Now for the first time, Greenwald fits all the pieces together, recounting his high-intensity ten-day trip to Hong Kong, examining the broader implications of the surveillance detailed in his reporting for "The Guardian," and revealing fresh information on the NSA's unprecedented abuse of power with never-before-seen documents entrusted to him by Snowden himself.
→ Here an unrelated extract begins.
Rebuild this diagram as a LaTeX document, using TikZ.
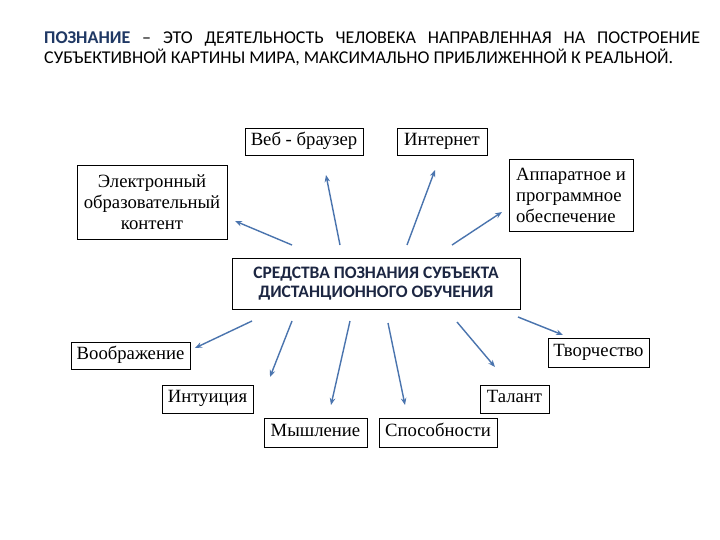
\documentclass[tikz,border=0pt]{standalone}
\usepackage{fontspec}
\usepackage{xcolor}
\usetikzlibrary{arrows.meta}
\setmainfont{Liberation Serif}
\newfontfamily\slidefont{Carlito}
\definecolor{raysteel}{HTML}{4A74AE}
\definecolor{termnavy}{HTML}{1F3864}
\definecolor{hubnavy}{HTML}{1C2642}

\begin{document}
\begin{tikzpicture}[
  x=1pt,y=-1pt,
  item/.style={draw,line width=.8pt,fill=white,inner sep=0pt,
    font=\fontsize{18.7}{21}\selectfont,minimum height=27pt,
    text height=12pt,text depth=4.5pt},
  ray/.style={raysteel,line width=1.4pt,-{Stealth[length=7pt,width=5.5pt]}}
]
  \useasboundingbox[fill=white] (0,0) rectangle (720,540);

  % title
  \node[anchor=north west,inner sep=0pt,align=left,
    font=\slidefont\fontsize{18}{20.5}\selectfont] (title) at (44,31)
    {\makebox[656pt][s]{\textcolor{termnavy}{\bfseries ПОЗНАНИЕ} – ЭТО ДЕЯТЕЛЬНОСТЬ ЧЕЛОВЕКА НАПРАВЛЕННАЯ НА ПОСТРОЕНИЕ}\\
     СУБЪЕКТИВНОЙ КАРТИНЫ МИРА, МАКСИМАЛЬНО ПРИБЛИЖЕННОЙ К РЕАЛЬНОЙ.};

  % hub
  \node[item,minimum width=288pt,minimum height=51pt,align=center,text=hubnavy,
    text height=,text depth=,
    font=\slidefont\bfseries\fontsize{17.5}{19.5}\selectfont] (hub) at (376,283.5)
    {СРЕДСТВА ПОЗНАНИЯ СУБЪЕКТА\\ДИСТАНЦИОННОГО ОБУЧЕНИЯ};

  % upper boxes
  \node[item,minimum width=118pt] (web) at (304,142) {Веб - браузер};
  \node[item,minimum width=90pt] (inet) at (442,142) {Интернет};
  \node[item,minimum width=150pt,minimum height=74pt,align=center,
    text height=,text depth=] (econt) at (152,202)
    {Электронный\\образовательный\\контент};
  \node[item,minimum width=124pt,minimum height=72pt,align=left,
    text height=,text depth=] (hw) at (571,195)
    {Аппаратное и\\программное\\обеспечение};

  % lower boxes
  \node[item,minimum width=119pt] (imag) at (130.5,355.5) {Воображение};
  \node[item,minimum width=101pt,minimum height=29pt] (creat) at (598.5,352.5) {Творчество};
  \node[item,minimum width=91pt,minimum height=28pt] (intu) at (207.5,399) {Интуиция};
  \node[item,minimum width=69pt,minimum height=28pt] (tal) at (514.5,399) {Талант};
  \node[item,minimum width=103pt,minimum height=29pt] (think) at (315.5,432.5) {Мышление};
  \node[item,minimum width=118pt,minimum height=29pt] (abil) at (438,432.5) {Способности};

  % arrow ends
  \coordinate (econt-t) at (292,245); \coordinate (econt-h) at (235,221);
  \coordinate (web-t) at (340,245);   \coordinate (web-h) at (326,175);
  \coordinate (inet-t) at (407,245);  \coordinate (inet-h) at (435,170);
  \coordinate (hw-t) at (452,245);    \coordinate (hw-h) at (502,212);
  \coordinate (imag-t) at (252,321);  \coordinate (imag-h) at (195,348);
  \coordinate (intu-t) at (292,321);  \coordinate (intu-h) at (270,377);
  \coordinate (think-t) at (350,321); \coordinate (think-h) at (331,405);
  \coordinate (abil-t) at (388,323);  \coordinate (abil-h) at (405,405);
  \coordinate (tal-t) at (457,322);   \coordinate (tal-h) at (495,367);
  \coordinate (creat-t) at (518,317); \coordinate (creat-h) at (563,335);

  \foreach \n in {econt,web,inet,hw,imag,intu,think,abil,tal,creat}
    \draw[ray] (\n-t) -- (\n-h);
\end{tikzpicture}
\end{document}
Going beyond NSA specifics, Greenwald also takes on the establishment media, excoriating their habitual avoidance of adversarial reporting on the government and their failure to serve the interests of the people. Finally, he asks what it means both for individuals and for a nation's political health when a government pries so invasively into the private lives of its citizens and considers what safeguards and forms of oversight are necessary to protect democracy in the digital age. Coming at a landmark moment in American history, "No Place to Hide" is a fearless, incisive, and essential contribution to our understanding of the U.S. surveillance state.
About the Author
Glenn Greenwald is the author, most recently, of "With Liberty and Justice for Some" and "A Tragic Legacy." A former constitutional lawyer and a columnist for "The Guardian" until October 2013, he earned numerous awards for his commentary and investigative reporting, including the top 2013 investigative journalism award from the Online News Association, the Esso Award for Excellence in Reporting (the Brazilian equivalent of the Pulitzer Prize), and the 2013 Pioneer Award from Electronic Frontier Foundation. He also received the 2013 George Polk Award for National Security Reporting and was named by "Foreign Policy" as one of the Top 100 Global Thinkers. Greenwald's writing has appeared in many newspapers and political news magazines, including "The New York Times," "The Los Angeles Times" and "The American Conservative." In early 2014, he cofounded a new global media outlet, "The Intercept."